» **STATED GOAL**
Write out the entries below exactly, starting at the first line and stopping after the line that contains "np.polyval(p_volt, xs), color='black', lw=1.1, zorder=2)"; skip all pictures.

++++ EXERCISE INPUT ++++

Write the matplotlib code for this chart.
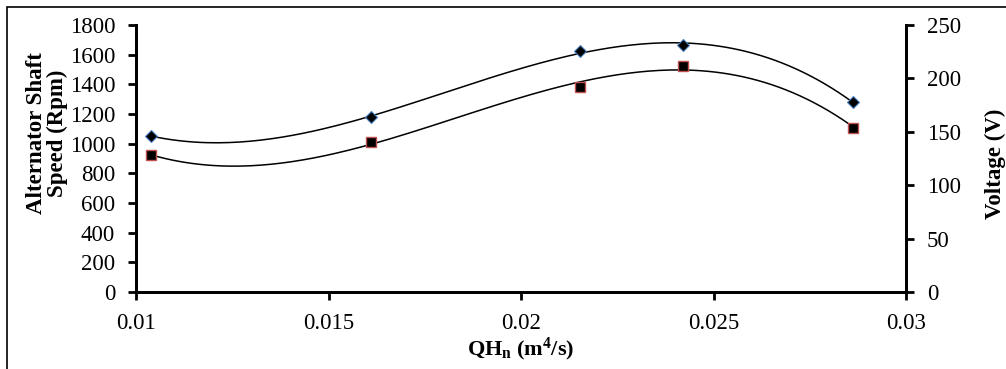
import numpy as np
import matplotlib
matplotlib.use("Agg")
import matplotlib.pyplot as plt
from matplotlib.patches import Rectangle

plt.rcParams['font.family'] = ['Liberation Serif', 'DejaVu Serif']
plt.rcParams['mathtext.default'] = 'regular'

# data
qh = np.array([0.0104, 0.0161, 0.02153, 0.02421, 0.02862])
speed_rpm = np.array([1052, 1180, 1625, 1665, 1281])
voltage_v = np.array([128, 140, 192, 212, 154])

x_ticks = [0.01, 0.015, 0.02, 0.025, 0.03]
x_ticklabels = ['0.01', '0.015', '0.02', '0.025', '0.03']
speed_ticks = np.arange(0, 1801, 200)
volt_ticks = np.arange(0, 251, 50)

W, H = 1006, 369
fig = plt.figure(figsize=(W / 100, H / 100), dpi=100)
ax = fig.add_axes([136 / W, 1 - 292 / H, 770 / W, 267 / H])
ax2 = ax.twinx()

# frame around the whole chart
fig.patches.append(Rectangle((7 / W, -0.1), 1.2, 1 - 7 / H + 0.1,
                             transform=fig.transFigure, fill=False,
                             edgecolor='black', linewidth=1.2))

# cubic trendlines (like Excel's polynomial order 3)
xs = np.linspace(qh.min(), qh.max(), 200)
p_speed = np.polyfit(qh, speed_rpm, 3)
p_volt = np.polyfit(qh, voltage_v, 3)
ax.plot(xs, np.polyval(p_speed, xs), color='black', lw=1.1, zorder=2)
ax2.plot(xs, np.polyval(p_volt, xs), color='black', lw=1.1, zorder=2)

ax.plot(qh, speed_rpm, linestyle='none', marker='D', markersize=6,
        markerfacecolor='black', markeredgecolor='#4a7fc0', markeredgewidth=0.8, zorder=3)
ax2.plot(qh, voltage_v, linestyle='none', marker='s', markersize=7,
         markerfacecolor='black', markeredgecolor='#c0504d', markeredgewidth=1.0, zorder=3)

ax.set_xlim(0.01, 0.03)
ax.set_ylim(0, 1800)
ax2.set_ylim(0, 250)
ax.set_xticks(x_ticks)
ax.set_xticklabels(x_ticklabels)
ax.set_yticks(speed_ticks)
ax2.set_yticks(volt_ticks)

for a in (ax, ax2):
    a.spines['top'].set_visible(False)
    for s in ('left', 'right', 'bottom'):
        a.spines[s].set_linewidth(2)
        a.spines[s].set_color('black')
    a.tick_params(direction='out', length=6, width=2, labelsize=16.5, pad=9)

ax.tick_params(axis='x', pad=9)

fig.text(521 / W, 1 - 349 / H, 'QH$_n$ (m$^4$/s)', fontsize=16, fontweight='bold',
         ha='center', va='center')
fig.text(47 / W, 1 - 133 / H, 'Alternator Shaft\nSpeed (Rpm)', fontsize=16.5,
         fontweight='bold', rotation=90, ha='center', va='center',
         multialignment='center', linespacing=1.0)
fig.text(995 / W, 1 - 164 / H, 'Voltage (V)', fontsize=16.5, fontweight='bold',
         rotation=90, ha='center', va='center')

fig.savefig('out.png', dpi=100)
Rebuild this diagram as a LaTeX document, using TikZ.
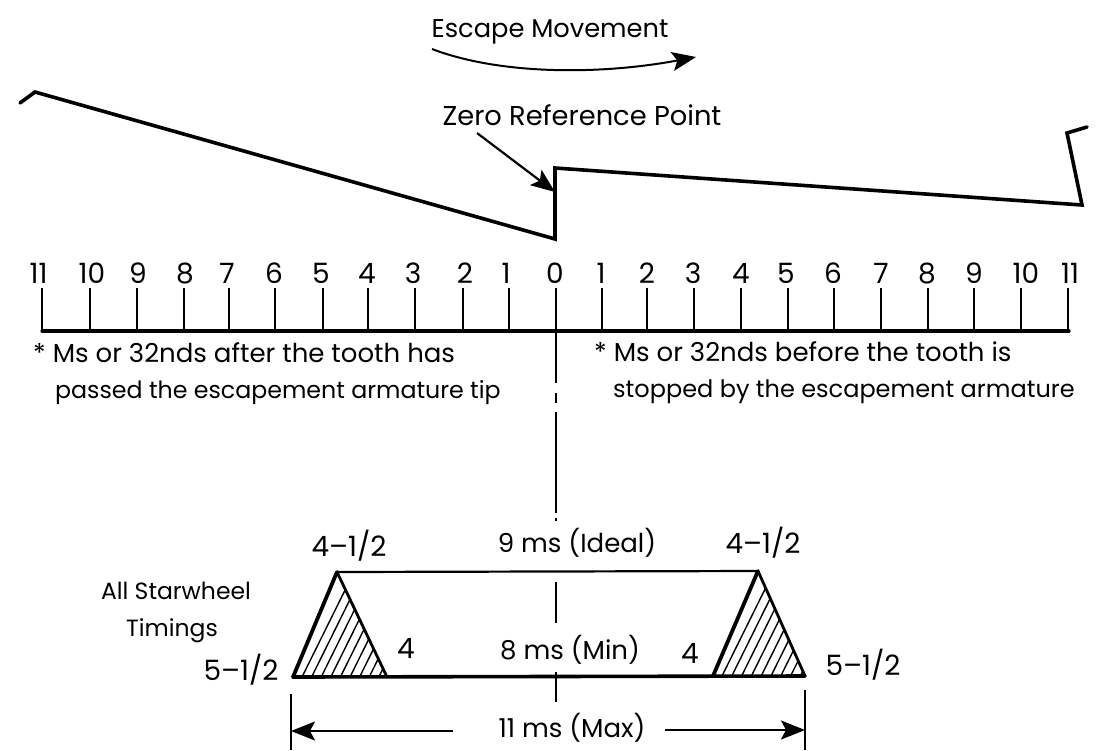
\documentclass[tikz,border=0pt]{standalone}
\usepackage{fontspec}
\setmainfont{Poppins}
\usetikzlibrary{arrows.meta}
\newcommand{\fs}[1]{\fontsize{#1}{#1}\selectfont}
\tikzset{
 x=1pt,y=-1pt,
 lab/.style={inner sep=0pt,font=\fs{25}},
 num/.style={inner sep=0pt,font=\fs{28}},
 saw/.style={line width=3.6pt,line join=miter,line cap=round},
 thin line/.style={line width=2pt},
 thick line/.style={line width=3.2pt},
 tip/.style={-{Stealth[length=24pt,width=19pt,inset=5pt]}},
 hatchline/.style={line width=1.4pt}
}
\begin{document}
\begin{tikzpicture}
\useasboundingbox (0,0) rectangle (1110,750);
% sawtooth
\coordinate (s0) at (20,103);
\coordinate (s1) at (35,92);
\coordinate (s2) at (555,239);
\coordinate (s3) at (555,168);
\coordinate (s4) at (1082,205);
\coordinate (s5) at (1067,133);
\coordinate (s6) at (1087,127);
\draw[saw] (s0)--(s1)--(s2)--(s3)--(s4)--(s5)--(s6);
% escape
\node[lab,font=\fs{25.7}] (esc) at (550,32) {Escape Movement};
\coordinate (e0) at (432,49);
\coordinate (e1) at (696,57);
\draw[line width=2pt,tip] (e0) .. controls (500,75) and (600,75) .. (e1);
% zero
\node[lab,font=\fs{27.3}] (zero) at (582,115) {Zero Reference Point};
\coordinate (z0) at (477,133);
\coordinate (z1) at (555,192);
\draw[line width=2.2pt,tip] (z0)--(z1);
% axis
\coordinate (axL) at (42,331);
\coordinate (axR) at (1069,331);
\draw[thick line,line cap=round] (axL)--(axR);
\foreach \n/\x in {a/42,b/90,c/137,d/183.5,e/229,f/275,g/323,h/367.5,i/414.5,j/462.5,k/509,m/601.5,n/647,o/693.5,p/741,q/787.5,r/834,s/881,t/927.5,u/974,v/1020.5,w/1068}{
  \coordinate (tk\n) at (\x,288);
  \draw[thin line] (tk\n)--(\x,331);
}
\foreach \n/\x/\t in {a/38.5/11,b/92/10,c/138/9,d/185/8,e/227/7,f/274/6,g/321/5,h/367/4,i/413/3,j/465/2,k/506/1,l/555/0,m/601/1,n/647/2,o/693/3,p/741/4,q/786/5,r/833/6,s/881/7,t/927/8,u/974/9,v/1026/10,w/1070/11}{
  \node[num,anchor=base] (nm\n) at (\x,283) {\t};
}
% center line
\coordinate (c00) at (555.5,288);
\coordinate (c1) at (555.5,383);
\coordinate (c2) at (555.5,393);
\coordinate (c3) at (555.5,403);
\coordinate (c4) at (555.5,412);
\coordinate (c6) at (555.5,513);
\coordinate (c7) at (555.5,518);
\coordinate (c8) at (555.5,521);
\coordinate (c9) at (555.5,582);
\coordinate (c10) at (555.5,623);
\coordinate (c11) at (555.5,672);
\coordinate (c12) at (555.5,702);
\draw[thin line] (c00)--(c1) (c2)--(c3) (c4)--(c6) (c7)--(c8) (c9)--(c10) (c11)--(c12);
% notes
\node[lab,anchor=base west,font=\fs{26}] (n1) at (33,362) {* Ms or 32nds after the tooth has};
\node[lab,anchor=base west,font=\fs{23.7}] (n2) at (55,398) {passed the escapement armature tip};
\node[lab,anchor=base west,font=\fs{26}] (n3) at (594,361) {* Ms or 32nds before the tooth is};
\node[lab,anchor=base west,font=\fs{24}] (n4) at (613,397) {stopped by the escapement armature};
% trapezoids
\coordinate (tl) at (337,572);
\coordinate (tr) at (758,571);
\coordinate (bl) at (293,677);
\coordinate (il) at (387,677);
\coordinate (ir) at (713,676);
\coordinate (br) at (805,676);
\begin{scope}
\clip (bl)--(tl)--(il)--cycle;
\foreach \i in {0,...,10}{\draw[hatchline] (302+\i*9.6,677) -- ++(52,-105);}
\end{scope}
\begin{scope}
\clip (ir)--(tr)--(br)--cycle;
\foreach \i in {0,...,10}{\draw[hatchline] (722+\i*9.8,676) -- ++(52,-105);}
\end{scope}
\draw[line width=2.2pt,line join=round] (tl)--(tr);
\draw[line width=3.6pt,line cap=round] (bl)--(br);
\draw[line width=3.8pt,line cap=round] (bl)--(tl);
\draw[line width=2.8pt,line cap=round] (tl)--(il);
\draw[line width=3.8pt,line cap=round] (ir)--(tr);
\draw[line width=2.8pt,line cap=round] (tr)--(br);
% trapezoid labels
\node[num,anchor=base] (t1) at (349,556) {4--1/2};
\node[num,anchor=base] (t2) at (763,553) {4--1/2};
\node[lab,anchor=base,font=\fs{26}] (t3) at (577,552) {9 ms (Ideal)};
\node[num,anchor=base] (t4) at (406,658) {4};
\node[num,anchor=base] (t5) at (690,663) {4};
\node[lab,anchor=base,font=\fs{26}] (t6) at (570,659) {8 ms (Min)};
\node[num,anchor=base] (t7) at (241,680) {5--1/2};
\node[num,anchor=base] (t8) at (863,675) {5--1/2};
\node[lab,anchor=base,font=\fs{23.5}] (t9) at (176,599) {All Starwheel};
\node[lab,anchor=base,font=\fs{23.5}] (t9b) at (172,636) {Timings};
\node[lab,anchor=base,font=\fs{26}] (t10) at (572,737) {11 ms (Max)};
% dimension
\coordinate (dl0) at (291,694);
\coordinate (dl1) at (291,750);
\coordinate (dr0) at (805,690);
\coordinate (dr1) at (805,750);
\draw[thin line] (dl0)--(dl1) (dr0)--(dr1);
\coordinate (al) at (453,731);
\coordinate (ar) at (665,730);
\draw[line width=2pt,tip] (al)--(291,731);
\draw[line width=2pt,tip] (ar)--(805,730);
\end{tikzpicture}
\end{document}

++++

» **SOLUTION FOR THIS EXERCISE**
Write the matplotlib code for this chart.
import numpy as np
import matplotlib
matplotlib.use("Agg")
import matplotlib.pyplot as plt
from matplotlib.patches import Rectangle

plt.rcParams['font.family'] = ['Liberation Serif', 'DejaVu Serif']
plt.rcParams['mathtext.default'] = 'regular'

# data
qh = np.array([0.0104, 0.0161, 0.02153, 0.02421, 0.02862])
speed_rpm = np.array([1052, 1180, 1625, 1665, 1281])
voltage_v = np.array([128, 140, 192, 212, 154])

x_ticks = [0.01, 0.015, 0.02, 0.025, 0.03]
x_ticklabels = ['0.01', '0.015', '0.02', '0.025', '0.03']
speed_ticks = np.arange(0, 1801, 200)
volt_ticks = np.arange(0, 251, 50)

W, H = 1006, 369
fig = plt.figure(figsize=(W / 100, H / 100), dpi=100)
ax = fig.add_axes([136 / W, 1 - 292 / H, 770 / W, 267 / H])
ax2 = ax.twinx()

# frame around the whole chart
fig.patches.append(Rectangle((7 / W, -0.1), 1.2, 1 - 7 / H + 0.1,
                             transform=fig.transFigure, fill=False,
                             edgecolor='black', linewidth=1.2))

# cubic trendlines (like Excel's polynomial order 3)
xs = np.linspace(qh.min(), qh.max(), 200)
p_speed = np.polyfit(qh, speed_rpm, 3)
p_volt = np.polyfit(qh, voltage_v, 3)
ax.plot(xs, np.polyval(p_speed, xs), color='black', lw=1.1, zorder=2)
ax2.plot(xs, np.polyval(p_volt, xs), color='black', lw=1.1, zorder=2)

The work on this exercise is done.